From facilitating the functioning of bank cards to creating replicas of people, there is a lot to explore in the realm of holographic technology.
If you have watched a lot of sci-fi content, a hologram wouldn’t be an alien concept to you. Hologram technology refers to a three-dimensional (3D) projection that can be viewed without any particular equipment, like glasses or cameras.
Be it Facebook’s metaverse or Accenture’s virtual office, all through the past year, we have been inching closer and closer to making the virtual plane of existence a replica of the real world. Therefore, it should come as no surprise that there have been interesting developments in the field of holographic technology.
While the technology might seem like a faraway dream, it is, in fact, a concept being tried out by many segments of the market today. Let’s take a look at how hologram technology works and the ways it is being used today.
How does a hologram work?
Holography is a photographic technique that records the light scattered from objects and creates a 3D recreation of them using a laser. The laser beam separates into two parts: a reference beam and an object beam. The reference beam is directed to the recording medium, whereas the object beam is directed at and reflected off the object onto the recording medium. For a hologram to be created, these two beams need to coordinate while in motion.

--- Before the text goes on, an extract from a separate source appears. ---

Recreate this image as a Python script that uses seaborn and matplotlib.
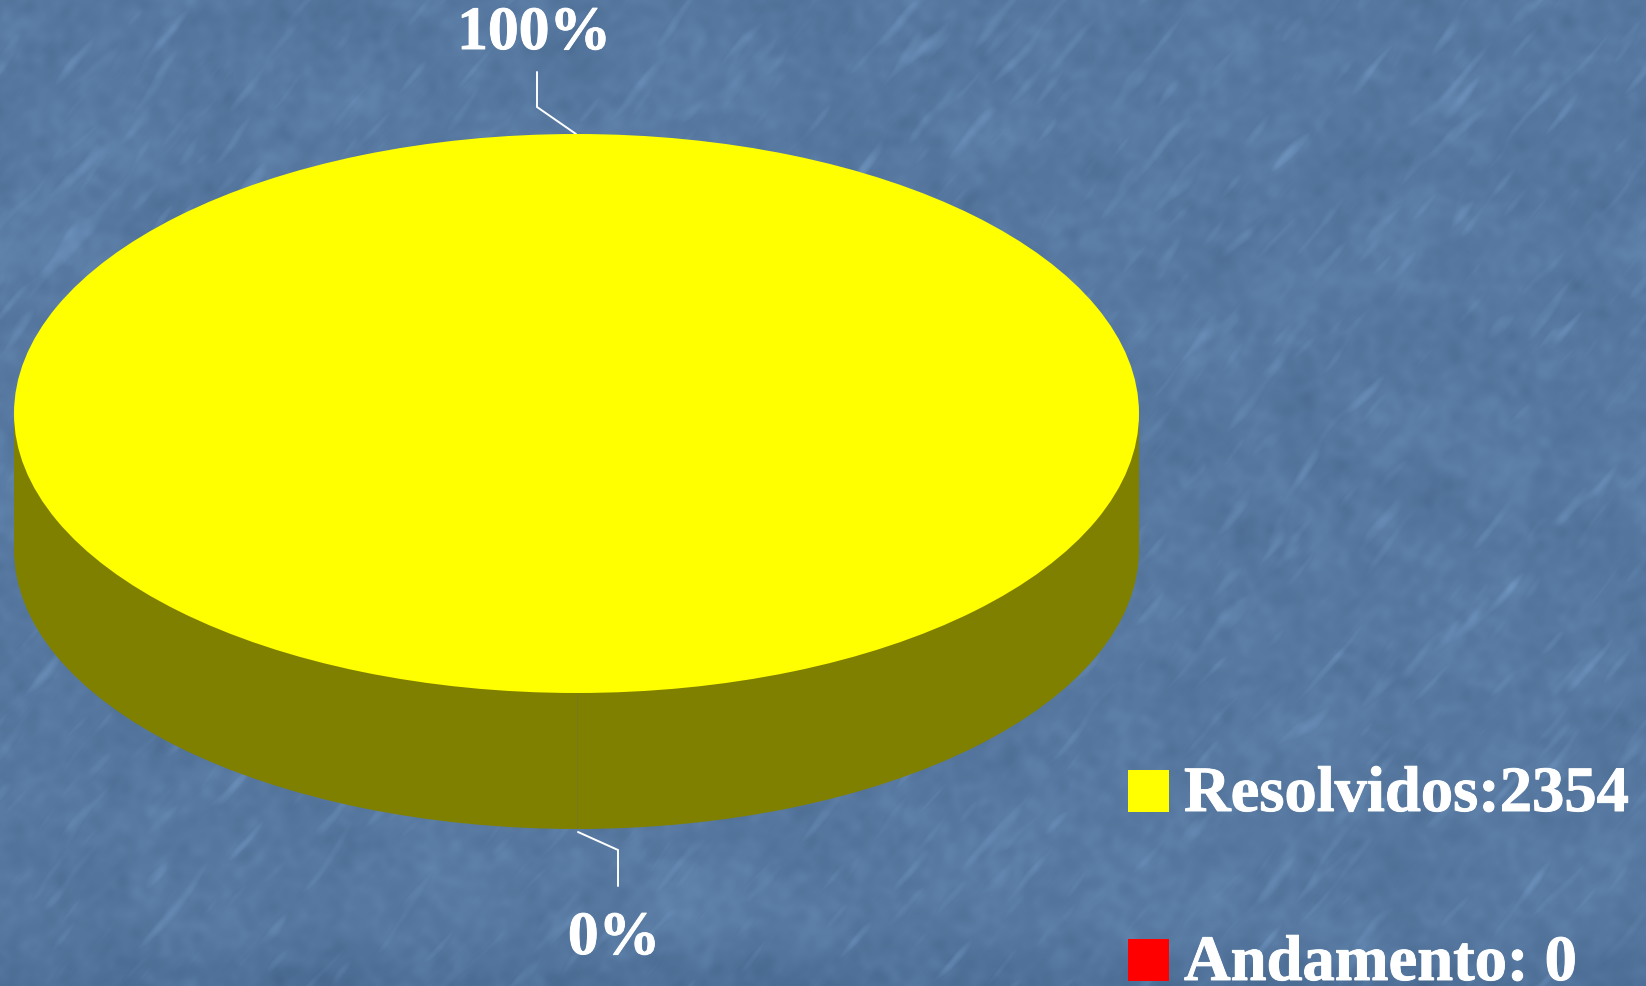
"""
Pie chart of tickets, resolved vs in progress, slide style
"""
import numpy as np
import matplotlib.pyplot as plt
import matplotlib.patheffects as pe
import seaborn as sns
from matplotlib.patches import Rectangle

W, H = 1646, 987

categories = ["Resolvidos", "Andamento"]
values = [2354, 0]
legend_labels = ["Resolvidos:2354", "Andamento: 0"]
colors = ["#FFFF00", "#FF0000"]
side_colors = ["#808000", "#800000"]

sns.set_theme(style="white")
plt.rcParams["font.family"] = ["Liberation Serif", "DejaVu Serif"]
plt.rcParams["font.weight"] = "bold"

fig = plt.figure(figsize=(W / 100, H / 100), dpi=100)

# ---------------------------------------------------------------
# Background, blue slide texture with sparse diagonal streaks
# ---------------------------------------------------------------
rng = np.random.default_rng(7)
fy = np.fft.fftfreq(H)[:, None]
fx = np.fft.rfftfreq(W)[None, :]
angle = np.deg2rad(50)
along = fx * np.cos(angle) - fy * np.sin(angle)
across = fx * np.sin(angle) + fy * np.cos(angle)
fine = np.exp(-(along / 0.014) ** 2 - (across / 0.07) ** 2)
mottle = np.exp(-(fx / 0.05) ** 2 - (fy / 0.05) ** 2)
broad = np.exp(-(fx / 0.01) ** 2 - (fy / 0.01) ** 2)


def texture(mask):
    t = np.fft.irfft2(np.fft.rfft2(rng.normal(size=(H, W))) * mask, s=(H, W))
    return t / t.std()


streaks = texture(fine)
streaks = np.where(streaks > 1.0, (streaks - 1.0) * 2.2, 0) - 0.25 * np.abs(streaks)
noise = streaks + 0.55 * texture(mottle) + 0.45 * texture(broad)
base = np.array([88, 122, 162], dtype=float)
tint = np.array([3.6, 4.2, 4.6])
bg = base + noise[..., None] * tint
bg[-60:] -= np.linspace(0, 8, 60)[:, None, None]
bg = np.clip(bg, 0, 255).astype(np.uint8)

ax_bg = fig.add_axes([0, 0, 1, 1])
ax_bg.imshow(bg, extent=(0, W, H, 0), aspect="auto", interpolation="bilinear")
ax_bg.set_xlim(0, W)
ax_bg.set_ylim(H, 0)
ax_bg.axis("off")

# ---------------------------------------------------------------
# Thick pie: dark copy below, side band, top face
# ---------------------------------------------------------------
left, right = 14, 1139
top, face_bottom, side_bottom = 135, 694, 830
depth = 2 * (side_bottom - face_bottom) / (face_bottom - top)

ax = fig.add_axes([left / W, 1 - side_bottom / H,
                   (right - left) / W, (side_bottom - top) / H])
ax.patch.set_alpha(0)
ax.pie(values, colors=side_colors, startangle=270, center=(0, -depth), radius=1,
       wedgeprops={"linewidth": 0})
ax.fill_between([-1, 1], -depth, 0, color=side_colors[0], linewidth=0)
ax.plot([0, 0], [-1, -1 - depth], color="#77772a", lw=0.6)
ax.pie(values, colors=colors, startangle=270, radius=1, wedgeprops={"linewidth": 0})
ax.set_aspect("auto")
ax.set_xlim(-1, 1)
ax.set_ylim(-1 - depth, 1)
ax.axis("off")

# ---------------------------------------------------------------
# Percent labels with leader lines
# ---------------------------------------------------------------
total = sum(values)
pct = [f"{v / total * 100:.0f}%" for v in values]
heavy = [pe.withStroke(linewidth=0.7, foreground="white")]

ax_bg.plot([537, 537, 576], [73, 108, 135], color="white", lw=1.4, solid_joinstyle="miter")
ax_bg.plot([578, 618, 618], [833, 851, 887], color="white", lw=1.4, solid_joinstyle="miter")
ax_bg.text(534, 50, pct[0], color="white", fontsize=44.3, fontweight="bold",
           ha="center", va="baseline", path_effects=heavy)
ax_bg.text(614, 955, pct[1], color="white", fontsize=44.3, fontweight="bold",
           ha="center", va="baseline", path_effects=heavy)

# ---------------------------------------------------------------
# Legend
# ---------------------------------------------------------------
for label, color, y in zip(legend_labels, colors, [812, 981]):
    ax_bg.add_patch(Rectangle((1128, y - 41), 41, 42, facecolor=color, linewidth=0))
    ax_bg.text(1184, y, label, color="white", fontsize=46.5, fontweight="bold",
               ha="left", va="baseline", path_effects=heavy)

fig.savefig("out.png", dpi=100)
plt.close(fig)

Holographic images preserve the depth and parallax, among other properties, of the original object. This is effective in conveying complex technical concepts that are otherwise difficult to understand. Holograms can be both single-frame images or multiple projections in an animated sequence.
Some of the services that use holographic technology include entertainment, healthcare and telecommunications. Let’s look at each of these one by one.
Marketing and entertainment
Holograms are used by marketing executives to show the full features or details of a product. You can see different perspectives of the product from different viewing angles. Holograms are also used in the entertainment sector. For instance, media companies use holograms in concerts to give fans the experience of seeing their favorite artists perform posthumously. In 2014, hologram technology was used to promote Michael Jackson’s Xscape album. Another famous example of hologram use was during BTS’s performance at the Mnet Asian Music Awards (MAMA 2020) which featured the hologram of injured member Suga.
Holograms can be used in healthcare to visualize patient data. Ordinarily, doctors rely on Magnetic Resonance Imaging (MRI) and ultrasound scans to generate 2D images of internal organs, with which they have to imagine how the organs would look in 3D. However, with hologram technology, doctors and medical students can look at 3D renderings of internal organs and body parts. This can help doctors diagnose a patient’s disease or condition with greater accuracy.
One of the experiments in holographic healthcare imaging is being conducted by the U.S-based biotechnology company Openwater. The company’s computer chip directs holographic technology by pinging ultrasound rays into the body that interfere with the photons in the body. The data from this interference is collected by the chip and then re-created as an intelligible image within milliseconds.
The telecommunications sector has also been actively working on developing ways to make a holographic experience of video calling. In 2017, U.S.-based telecommunications company Verizon and South Korean telecom operator KT conducted the world’s first live international hologram call. This call was limited to a 3D image on a monitor, as opposed to having the virtual projection that you see in the films.
Fast-forward to 2022: virtual projection technology has finally become a reality. U.S.-based tech company Portl is one of the front-runners trying to send you virtually to any place. The company has created eight-feet tall glass-fronted computerized booths which can be placed wherever you want the hologram to show up. The booth contains speakers, microphones and cameras. This helps the hologram see, hear and speak to people. The person projecting their hologram also requires the same implements along with a plain background.
Holographic display market technology is expected to grow at a compound annual growth rate of 27.3 percent by 2026. As we continue to see more experiments with holographic technology, it is only a matter of time before it becomes more accessible. Who knows, maybe one day soon, we would be able to use the kind of holograms we have only previously seen in fiction!